Era un libro libro rústico con encuadernación cosida y papel de pulpa de madera envejecida.. Había sido leído y bien tratado por el hecho elemental de que varias páginas tenían terminación muy prolija con cuchillo de hojas. En esa época era común que vengan pegadas al menos un par de hojas de los libros y había un cuchillo especial sin festonear para separarlas. En El gran Gatsby de Scott Fitzgerald, el personaje , un seductor vacío, delata su inconsistencia porque su enorme biblioteca estaba llena de libros con páginas sin despegar, es decir sin haber sido leídas.

Ante la dedicatoria, el nieto deconstruido que era desplazó rápidamente la injustificable idea de “andá a dedícarle poemas de amor a tu abuela”, que rondó por segundos mi cabeza. Eran muy lindos poemas, algo empalagosos para mi rústico sentido lírico. Llenos de perfumes y aromas, yo buscaba ideas inodoras por así decirlo. Pero una metáfora se me quedó pegada “ el perfume/ amor de planta “ y transformó la situación..
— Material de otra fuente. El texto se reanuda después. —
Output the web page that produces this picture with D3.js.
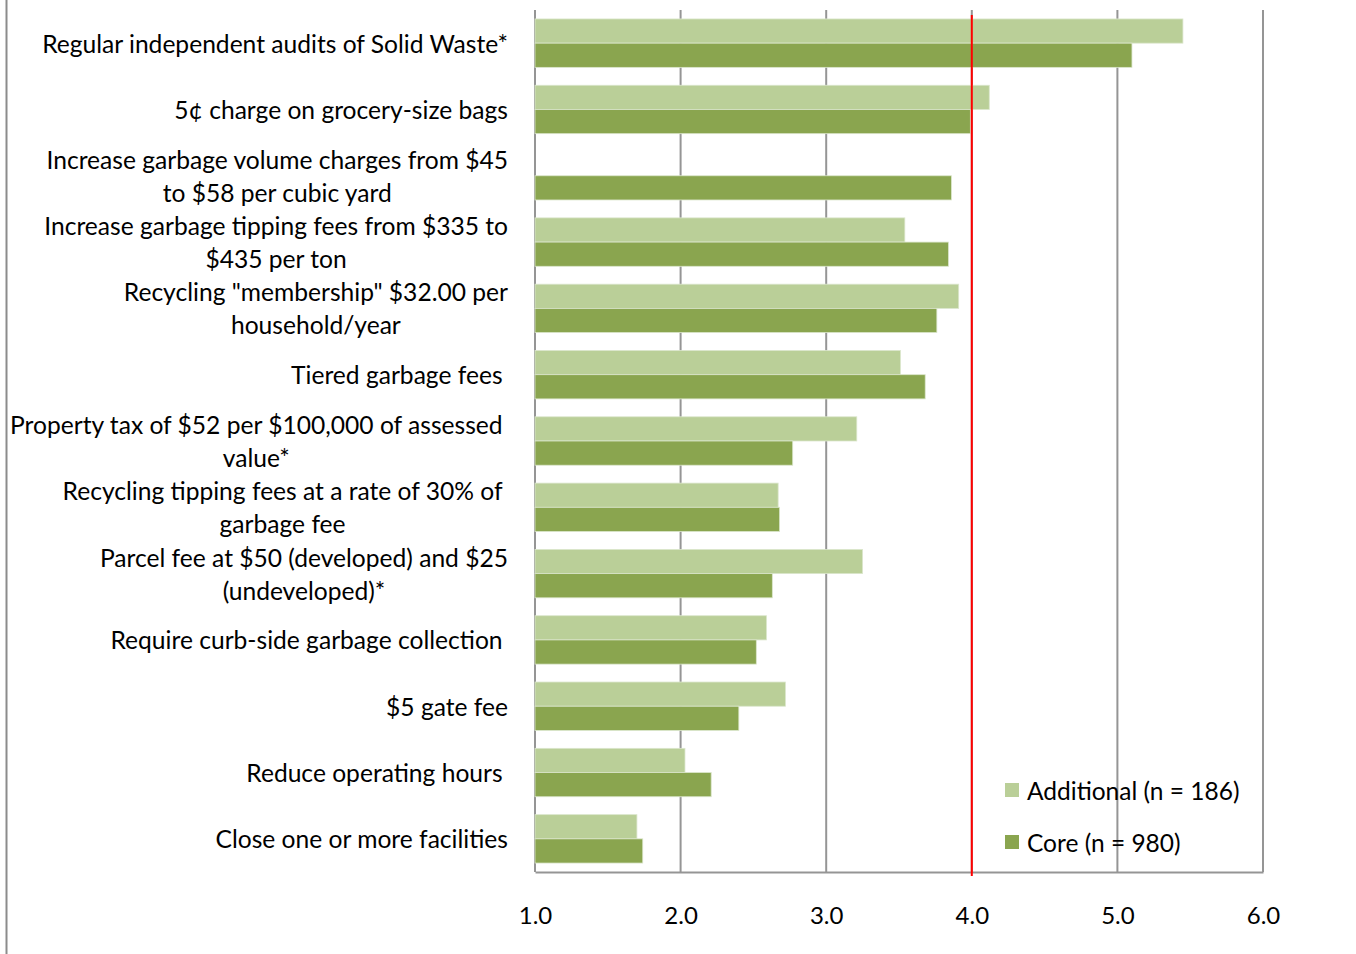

La filosofía de mi cabeza cuadrada esquivaba la poesía y el olfato, pensé. Pero justo en ese momento ocurrió algo imparable. Ahí, en el escritorio de la casa de la abuela, cerré los ojos y sentí esa mezcla de libros y cortinas, misma de cuando era niño. Afuera -y adentro a la vez, en mi nariz y en mi cabeza-, el perfume dulce del jazmín paraguayo del jardín, amigo a la distancia del jazmín del cabo de la Porota vecina de la cuadra. También estaba la frescura del aliento verde de la costilla de adán recién regada y la fragancia seca del maíz del gallinero de la Piruca. Todo esto se me venía encima sin que pudiera hacer nada. Yo venía por ideas, argumentos: Pucciarelli, García Morente, las jerarquías del ser y de la eternidad pero resulta que me encuentro poemas y este listado de apodos y patios que no podía resistir. Pensé que la filosofía había sido injusta con la nariz, que los poemas han entendido mejor que cualquier filósofo la importancia de este sentido.. Cuando hablamos no pocas veces destacamos el olfato por encima de cualquier visión ¿acaso oler algo no es el germen de un eureka? ¿No es una expresión como “algo está podrido en Dinamarca “ la anticipación más perfecta de una tragedia total?

No era yo el único ni el más célebre desagradecido con los olores. Kant lo trata muy mal «El olfato es como un gusto a distancia, que obliga a los demás a gozar también, quiéralo o no, por lo cual este sentido es, como contrario a la libertad, menos sociable que el gusto, con el que, entre muchas fuentes o botellas, puede el comensal elegir una de su agrado, sin obligar a los demás a gustar también de ella». A Kant le molesta que el olfato no se elige, es a la vez efímero e inesquivable. Es como un alimento compulsivo. Lo comprendo: Kant, lector absoluto, quiere que la vida sea como una biblioteca y poder abrir el tomo que quiera cuando lo desee, y cerrarlo también.

Marcel Proust en su libro “El tiempo perdido “ describe con tanta precisión ese ser raptado por un olor que está reunido a un recuerdo que en las ciencias cognitivas hablan de “el efecto de la magdalena de Proust”. El famoso momento de la película de Disney “Ratatouille” cuando el crítico siente que es llevado a su infancia por un pastel tan exquisito como típico y sencillo es una versión contemporánea del fenómeno. En El tiempo perdido, el personaje de Proust es transportado, como el degustador de la película de Disney, a un momento de felicidad pretérito a partir del olor de una magdalena, una alegría que “unida al sabor del té y del bollo… hace que el alma se siente superada por sí misma”. A veces uno busca ideas puras pero recibe otra cosa mejor. Así me pasó esa vez que buscaba conceptos y argumentos pero me encontró un libro de poesía lleno de aromas y recuerdos en la biblioteca de mi abuela, doña Julia Azucena.